*REQUEST*.
Look below for the line with "Give me the matplotlib source for this chart." and the line with "from matplotlib.patches import Patch, Polygon"; repeat exactly those two lines and all lines between them, but no pictures.

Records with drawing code

-=-=-=-=-

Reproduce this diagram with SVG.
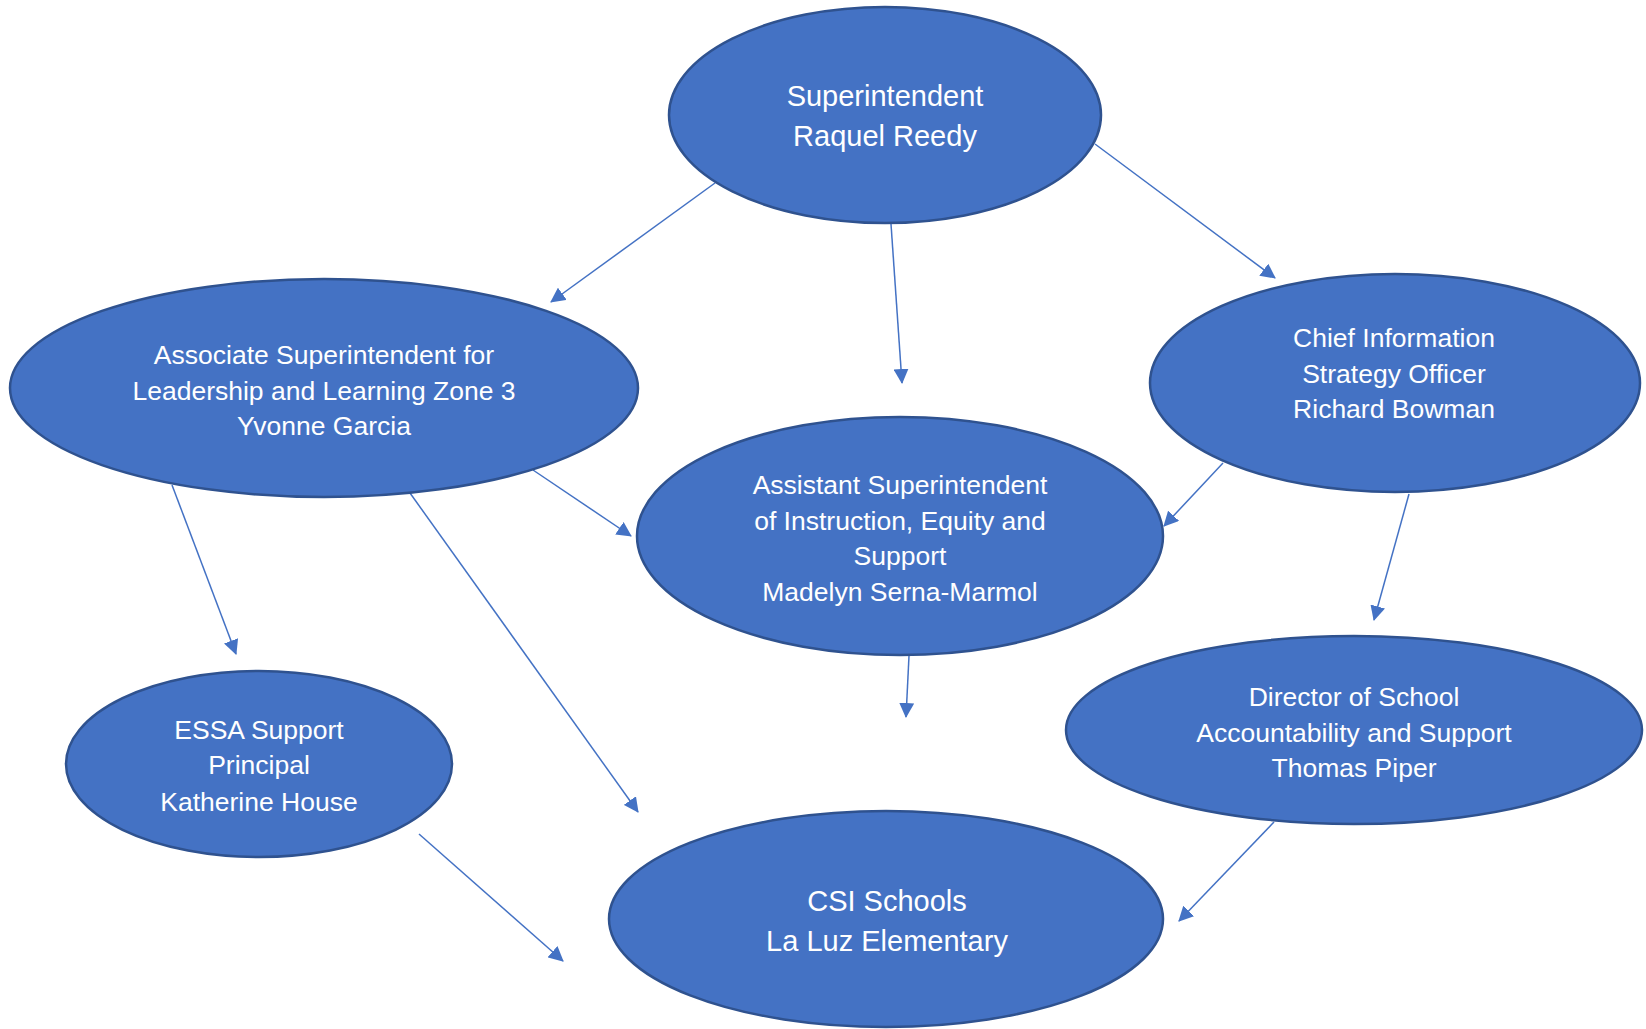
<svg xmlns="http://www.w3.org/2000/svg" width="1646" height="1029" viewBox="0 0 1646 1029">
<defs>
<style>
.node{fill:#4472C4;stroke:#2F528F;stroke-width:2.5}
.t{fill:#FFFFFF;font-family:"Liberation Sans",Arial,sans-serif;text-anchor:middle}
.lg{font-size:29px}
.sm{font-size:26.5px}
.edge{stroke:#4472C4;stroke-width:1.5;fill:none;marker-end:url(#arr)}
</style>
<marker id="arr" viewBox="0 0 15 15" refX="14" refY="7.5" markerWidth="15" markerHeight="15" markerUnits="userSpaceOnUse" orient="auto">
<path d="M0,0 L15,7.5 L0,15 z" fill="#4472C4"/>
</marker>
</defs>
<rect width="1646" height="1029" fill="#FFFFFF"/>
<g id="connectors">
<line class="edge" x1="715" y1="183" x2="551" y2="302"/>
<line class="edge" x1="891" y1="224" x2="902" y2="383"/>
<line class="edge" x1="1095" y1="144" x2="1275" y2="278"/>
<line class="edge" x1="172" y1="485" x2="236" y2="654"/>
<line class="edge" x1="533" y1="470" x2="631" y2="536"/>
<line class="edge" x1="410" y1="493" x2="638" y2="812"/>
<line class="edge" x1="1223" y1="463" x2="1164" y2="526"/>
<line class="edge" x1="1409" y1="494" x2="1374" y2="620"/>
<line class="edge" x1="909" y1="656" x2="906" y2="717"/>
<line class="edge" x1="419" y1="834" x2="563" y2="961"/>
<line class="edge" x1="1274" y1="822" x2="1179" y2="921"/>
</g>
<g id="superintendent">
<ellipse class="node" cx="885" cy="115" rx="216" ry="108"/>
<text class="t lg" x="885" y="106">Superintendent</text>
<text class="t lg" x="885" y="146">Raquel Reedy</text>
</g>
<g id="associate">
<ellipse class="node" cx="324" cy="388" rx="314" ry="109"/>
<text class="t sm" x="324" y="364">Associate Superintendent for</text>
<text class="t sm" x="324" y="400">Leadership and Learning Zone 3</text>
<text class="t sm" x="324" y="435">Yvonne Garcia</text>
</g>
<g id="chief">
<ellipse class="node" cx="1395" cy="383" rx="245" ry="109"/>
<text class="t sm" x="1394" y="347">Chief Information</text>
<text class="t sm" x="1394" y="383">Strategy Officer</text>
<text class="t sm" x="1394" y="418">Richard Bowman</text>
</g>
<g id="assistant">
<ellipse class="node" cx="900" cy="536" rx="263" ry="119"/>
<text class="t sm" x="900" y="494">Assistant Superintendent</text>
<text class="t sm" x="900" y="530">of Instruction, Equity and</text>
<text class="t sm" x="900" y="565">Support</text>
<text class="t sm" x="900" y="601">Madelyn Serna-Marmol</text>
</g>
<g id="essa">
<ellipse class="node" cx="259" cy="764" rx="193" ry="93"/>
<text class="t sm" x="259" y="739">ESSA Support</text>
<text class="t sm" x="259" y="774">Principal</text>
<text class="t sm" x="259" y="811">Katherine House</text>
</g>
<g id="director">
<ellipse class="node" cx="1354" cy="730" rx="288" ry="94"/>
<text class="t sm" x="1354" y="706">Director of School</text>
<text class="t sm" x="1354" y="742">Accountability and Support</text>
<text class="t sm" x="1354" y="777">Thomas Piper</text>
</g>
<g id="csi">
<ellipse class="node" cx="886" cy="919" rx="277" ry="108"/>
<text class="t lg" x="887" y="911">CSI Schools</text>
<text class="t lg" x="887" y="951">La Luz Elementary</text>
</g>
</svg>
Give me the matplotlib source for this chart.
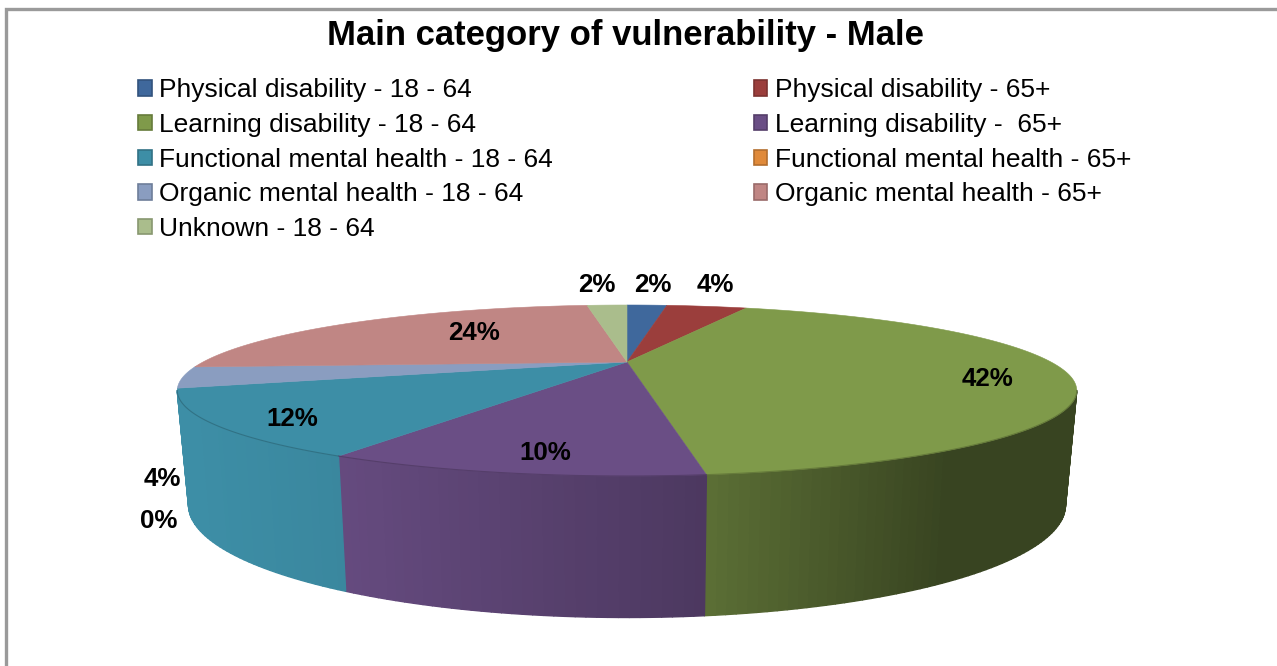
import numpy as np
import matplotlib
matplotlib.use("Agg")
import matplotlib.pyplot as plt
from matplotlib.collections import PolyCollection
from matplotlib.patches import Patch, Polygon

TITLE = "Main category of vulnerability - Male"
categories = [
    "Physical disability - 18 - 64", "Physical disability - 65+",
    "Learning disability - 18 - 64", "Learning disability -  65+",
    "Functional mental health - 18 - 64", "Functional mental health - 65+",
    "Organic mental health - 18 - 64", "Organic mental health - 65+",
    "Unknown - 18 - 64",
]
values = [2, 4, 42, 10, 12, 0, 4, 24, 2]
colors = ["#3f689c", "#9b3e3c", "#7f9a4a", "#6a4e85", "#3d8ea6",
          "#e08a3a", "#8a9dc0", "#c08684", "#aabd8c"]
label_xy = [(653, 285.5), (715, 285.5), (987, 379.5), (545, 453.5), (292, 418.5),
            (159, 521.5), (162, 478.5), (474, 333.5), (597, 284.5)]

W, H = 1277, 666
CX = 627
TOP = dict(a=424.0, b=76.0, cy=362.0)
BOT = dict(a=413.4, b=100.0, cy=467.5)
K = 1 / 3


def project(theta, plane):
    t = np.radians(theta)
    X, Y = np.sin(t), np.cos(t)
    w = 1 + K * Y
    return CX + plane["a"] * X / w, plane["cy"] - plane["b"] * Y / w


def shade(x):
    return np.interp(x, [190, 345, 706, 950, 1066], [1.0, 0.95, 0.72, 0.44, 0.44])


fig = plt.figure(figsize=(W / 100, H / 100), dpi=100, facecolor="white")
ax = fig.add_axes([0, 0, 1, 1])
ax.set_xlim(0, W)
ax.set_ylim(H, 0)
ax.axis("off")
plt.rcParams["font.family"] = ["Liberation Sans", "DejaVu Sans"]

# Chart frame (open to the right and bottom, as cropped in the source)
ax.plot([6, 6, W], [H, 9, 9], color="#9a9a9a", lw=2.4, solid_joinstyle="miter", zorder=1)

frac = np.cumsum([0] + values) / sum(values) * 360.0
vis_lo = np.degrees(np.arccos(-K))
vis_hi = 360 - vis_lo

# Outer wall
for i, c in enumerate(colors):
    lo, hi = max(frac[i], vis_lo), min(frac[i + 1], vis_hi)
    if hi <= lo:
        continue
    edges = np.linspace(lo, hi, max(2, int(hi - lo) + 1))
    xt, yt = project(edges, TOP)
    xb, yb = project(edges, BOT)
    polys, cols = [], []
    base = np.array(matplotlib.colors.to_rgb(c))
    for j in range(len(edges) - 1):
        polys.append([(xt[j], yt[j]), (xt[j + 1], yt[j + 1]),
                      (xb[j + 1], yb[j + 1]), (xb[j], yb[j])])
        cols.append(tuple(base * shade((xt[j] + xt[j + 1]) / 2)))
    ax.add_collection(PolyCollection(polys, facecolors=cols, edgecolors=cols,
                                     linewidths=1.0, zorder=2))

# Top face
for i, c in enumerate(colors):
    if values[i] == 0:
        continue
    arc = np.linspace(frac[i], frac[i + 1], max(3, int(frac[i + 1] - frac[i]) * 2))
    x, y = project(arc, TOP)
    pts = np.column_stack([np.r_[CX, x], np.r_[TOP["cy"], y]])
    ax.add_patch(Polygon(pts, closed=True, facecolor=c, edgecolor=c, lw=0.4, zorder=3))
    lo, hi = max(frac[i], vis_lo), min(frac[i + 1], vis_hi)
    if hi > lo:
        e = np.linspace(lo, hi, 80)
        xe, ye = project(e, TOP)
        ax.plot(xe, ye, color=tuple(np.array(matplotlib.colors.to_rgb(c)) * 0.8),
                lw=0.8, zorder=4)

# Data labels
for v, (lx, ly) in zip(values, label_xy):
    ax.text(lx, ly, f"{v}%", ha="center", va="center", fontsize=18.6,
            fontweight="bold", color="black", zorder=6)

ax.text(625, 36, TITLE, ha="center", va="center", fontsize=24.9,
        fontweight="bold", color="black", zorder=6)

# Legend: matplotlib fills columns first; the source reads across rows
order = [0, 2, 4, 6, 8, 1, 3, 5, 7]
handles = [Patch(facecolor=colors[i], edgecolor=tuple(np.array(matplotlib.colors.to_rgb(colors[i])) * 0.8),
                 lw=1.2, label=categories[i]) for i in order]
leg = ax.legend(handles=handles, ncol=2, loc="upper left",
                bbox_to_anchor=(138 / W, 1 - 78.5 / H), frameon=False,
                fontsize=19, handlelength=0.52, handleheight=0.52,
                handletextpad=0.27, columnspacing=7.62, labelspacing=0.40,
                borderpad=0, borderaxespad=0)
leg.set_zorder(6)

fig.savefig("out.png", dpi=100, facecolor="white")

-=-=-=-=-

*EXERCISE RESULT*.
Give me the matplotlib source for this chart.
import numpy as np
import matplotlib
matplotlib.use("Agg")
import matplotlib.pyplot as plt
from matplotlib.collections import PolyCollection
from matplotlib.patches import Patch, Polygon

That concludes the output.